Der daran anschließend (nominell aus Z 5) erhobene Einwand, das Erstgericht habe sich mit dem bei den Betroffenen durch seine Mitteilungen ausgelösten Eindruck nicht auseinandergesetzt und die entscheidende Frage der Eignung zur Besorgniseinflößung nicht begründet, verkennt, dass es sich dabei nicht um eine im Sinn der Z 5 begründungsbedürftige entscheidende Tatsache, sondern eben um eine Rechtsfrage handelt (vgl abermals RIS-Justiz RS0092753). Im Übrigen ist die implizit im Zusammenhang mit den Urteilsannahmen zur subjektiven Tatseite (US 14 und 23) und in der rechtlichen Begründung (US 26) zum Ausdruck kommende Einschätzung der Tatrichter von der objektiven Eignung des konkreten Verhaltens des im Wissen um das Fehlen eines berechtigten Provisionsanspruchs agierenden Angeklagten auch nicht zu beanstanden.

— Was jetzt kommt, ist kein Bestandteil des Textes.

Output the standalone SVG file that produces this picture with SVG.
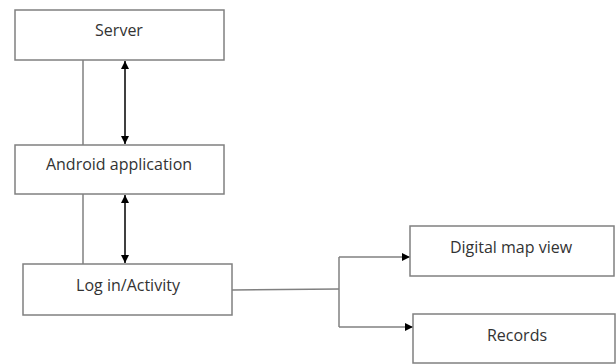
<svg xmlns="http://www.w3.org/2000/svg" width="616" height="364" viewBox="0 0 616 364">
<defs>
<style>
.box{fill:#fff;stroke:#808080;stroke-width:1.5}
.lbl{font-family:"Open Sans","Liberation Sans",sans-serif;font-size:16px;fill:#333;text-anchor:middle}
.plain{stroke:#808080;stroke-width:1.5;fill:none}
.arr{stroke:#000;stroke-width:1.5;fill:none}
</style>
<marker id="ah" viewBox="0 0 10 10" refX="10" refY="5" markerWidth="9" markerHeight="8" orient="auto-start-reverse" markerUnits="userSpaceOnUse">
<path d="M0,0 L10,5 L0,10 z" fill="#000"/>
</marker>
</defs>
<rect width="616" height="364" fill="#fff"/>
<g id="connectors">
<line class="plain" x1="83" y1="60" x2="83" y2="145"/>
<line class="arr" x1="125" y1="61" x2="125" y2="144" marker-start="url(#ah)" marker-end="url(#ah)"/>
<line class="plain" x1="83" y1="194" x2="83" y2="264"/>
<line class="arr" x1="125" y1="195" x2="125" y2="263" marker-start="url(#ah)" marker-end="url(#ah)"/>
<polyline class="plain" points="232,290 339,289"/>
<polyline class="plain" points="339,257 339,327"/>
<line class="plain" x1="339" y1="257" x2="410" y2="257" marker-end="url(#ah)"/>
<line class="plain" x1="339" y1="327" x2="413" y2="327" marker-end="url(#ah)"/>
</g>
<g id="server">
<rect class="box" x="15" y="10" width="209" height="50"/>
<text class="lbl" x="119" y="36">Server</text>
</g>
<g id="android">
<rect class="box" x="15" y="145" width="209" height="49"/>
<text class="lbl" x="119" y="170">Android application</text>
</g>
<g id="login">
<rect class="box" x="23" y="264" width="209" height="51"/>
<text class="lbl" x="128" y="291">Log in/Activity</text>
</g>
<g id="mapview">
<rect class="box" x="410" y="226" width="204" height="50"/>
<text class="lbl" x="511" y="253">Digital map view</text>
</g>
<g id="records">
<rect class="box" x="413" y="314" width="202" height="49"/>
<text class="lbl" x="517" y="341">Records</text>
</g>
</svg>
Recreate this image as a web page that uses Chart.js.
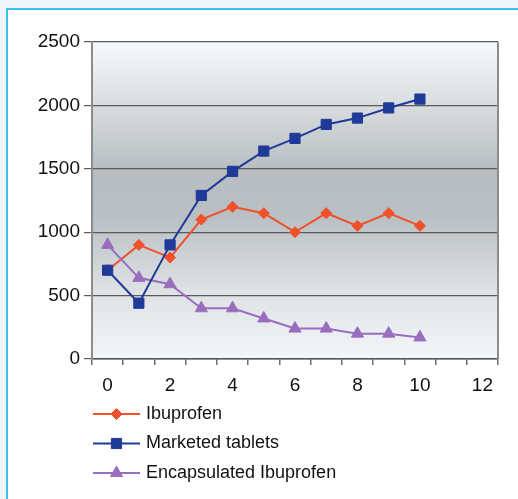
<!DOCTYPE html>
<html>
<head>
<meta charset="utf-8">
<script src="https://cdn.jsdelivr.net/npm/chart.js@4.4.0/dist/chart.umd.min.js"></script>
<style>
  html, body { margin: 0; padding: 0; }
  body { width: 518px; height: 499px; background: #eef6fc; position: relative; overflow: hidden; }
  .frame {
    position: absolute; left: 6px; top: 8px; right: 0; bottom: 0;
    background: #ffffff;
    border-left: 2px solid #3fc1f0;
    border-top: 2px solid #3fc1f0;
  }
  #chart { position: absolute; left: 0; top: 0; }
</style>
</head>
<body>
<div class="frame"></div>
<canvas id="chart" width="518" height="499"></canvas>
<script>
// x categories (0..12), values read per time point
const timePoints = ['0', '1', '2', '3', '4', '5', '6', '7', '8', '9', '10', '11', '12'];
const ibuprofen = [700, 900, 800, 1100, 1200, 1150, 1000, 1150, 1050, 1150, 1050, null, null];
const marketedTablets = [700, 440, 900, 1290, 1480, 1640, 1740, 1850, 1900, 1980, 2050, null, null];
const encapsulatedIbuprofen = [900, 640, 590, 400, 400, 320, 240, 240, 200, 200, 170, null, null];
const yTicks = [0, 500, 1000, 1500, 2000, 2500];

const FONT = '"Liberation Sans", Arial, sans-serif';

// grey gradient behind the plot + right edge of the frame
const plotBackground = {
  id: 'plotBackground',
  beforeDraw(chart) {
    const { ctx, chartArea: a } = chart;
    const g = ctx.createLinearGradient(0, a.top, 0, a.bottom);
    g.addColorStop(0, '#f7fafc');
    g.addColorStop(0.22, '#d6dadd');
    g.addColorStop(0.4, '#b7bdc1');
    g.addColorStop(0.55, '#b9bfc3');
    g.addColorStop(0.78, '#dde1e4');
    g.addColorStop(1, '#f3f7fa');
    ctx.save();
    ctx.fillStyle = g;
    ctx.fillRect(a.left, a.top, a.right - a.left, a.bottom - a.top);
    ctx.restore();
  },
  afterDatasetsDraw(chart) {
    const { ctx, chartArea: a } = chart;
    ctx.save();
    ctx.strokeStyle = '#8c8c8c';
    ctx.lineWidth = 2;
    ctx.beginPath();
    ctx.moveTo(a.right, a.top);
    ctx.lineTo(a.right, a.bottom);
    ctx.stroke();
    ctx.restore();
  }
};

// stacked legend under the axis: line sample with marker, then label
const stackedLegend = {
  id: 'stackedLegend',
  afterDraw(chart) {
    const { ctx, chartArea: a } = chart;
    const x0 = a.left + 1, x1 = a.left + 48;
    ctx.save();
    ctx.font = '18px ' + FONT;
    ctx.textBaseline = 'middle';
    chart.data.datasets.forEach((ds, i) => {
      const y = a.bottom + 55 + i * 29.5;
      ctx.strokeStyle = ds.borderColor;
      ctx.lineWidth = 2;
      ctx.beginPath();
      ctx.moveTo(x0, y);
      ctx.lineTo(x1, y);
      ctx.stroke();
      ctx.fillStyle = ds.pointBackgroundColor;
      ctx.strokeStyle = ds.pointBorderColor;
      ctx.lineWidth = 1;
      Chart.helpers.drawPoint(ctx, {
        pointStyle: ds.pointStyle,
        radius: ds.pointRadius,
        rotation: 0,
        borderWidth: 1
      }, (x0 + x1) / 2, y);
      ctx.fillStyle = '#111111';
      ctx.fillText(ds.label, x1 + 6, y);
    });
    ctx.restore();
  }
};

function series(label, data, color, style, radius, order) {
  return {
    label: label,
    data: data,
    order: order,
    borderColor: color,
    backgroundColor: color,
    pointBackgroundColor: color,
    pointBorderColor: color,
    pointStyle: style,
    pointRadius: radius,
    pointHoverRadius: radius,
    pointBorderWidth: 1,
    borderWidth: 2,
    tension: 0,
    spanGaps: false
  };
}

new Chart(document.getElementById('chart'), {
  type: 'line',
  data: {
    labels: timePoints,
    datasets: [
      series('Ibuprofen', ibuprofen, '#f0502a', 'rectRot', 5.5, 2),
      series('Marketed tablets', marketedTablets, '#1f3a98', 'rect', 7.2, 0),
      series('Encapsulated Ibuprofen', encapsulatedIbuprofen, '#9a6dbf', 'triangle', 7, 1)
    ]
  },
  options: {
    responsive: false,
    animation: false,
    events: [],
    layout: { padding: { left: 32, right: 20, top: 42, bottom: 100 } },
    plugins: { legend: { display: false }, tooltip: { enabled: false } },
    scales: {
      x: {
        type: 'category',
        offset: true,
        afterFit(scale) { scale.height = 40; },
        grid: {
          offset: true,
          drawOnChartArea: false,
          drawTicks: true,
          tickLength: 6,
          color: '#6e6e6e',
          lineWidth: 1.5
        },
        border: { display: true, color: '#555555', width: 1.5 },
        ticks: {
          autoSkip: false,
          maxRotation: 0,
          padding: 9,
          color: '#111111',
          font: { family: FONT, size: 19 },
          callback(val, i) { return i % 2 === 0 ? this.getLabelForValue(val) : ''; }
        }
      },
      y: {
        min: 0,
        max: 2500,
        afterFit(scale) { scale.width = 60; },
        afterBuildTicks(scale) { scale.ticks = yTicks.map(v => ({ value: v })); },
        grid: {
          color: '#5a5a5a',
          lineWidth: 1.2,
          tickLength: 8,
          drawTicks: true
        },
        border: { display: true, color: '#8c8c8c', width: 2 },
        ticks: {
          padding: 4,
          color: '#111111',
          font: { family: FONT, size: 19 },
          callback(val) { return String(val); }
        }
      }
    }
  },
  plugins: [plotBackground, stackedLegend]
});
</script>
</body>
</html>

Die Nichtigkeitsbeschwerde war daher bei nichtöffentlicher Beratung sofort zurückzuweisen (§ 285d Abs 1 StPO), woraus die Zuständigkeit des Oberlandesgerichts zur Entscheidung über die Berufungen folgt (§ 285i StPO).

Die Kostenentscheidung beruht auf § 390a Abs 1 StPO.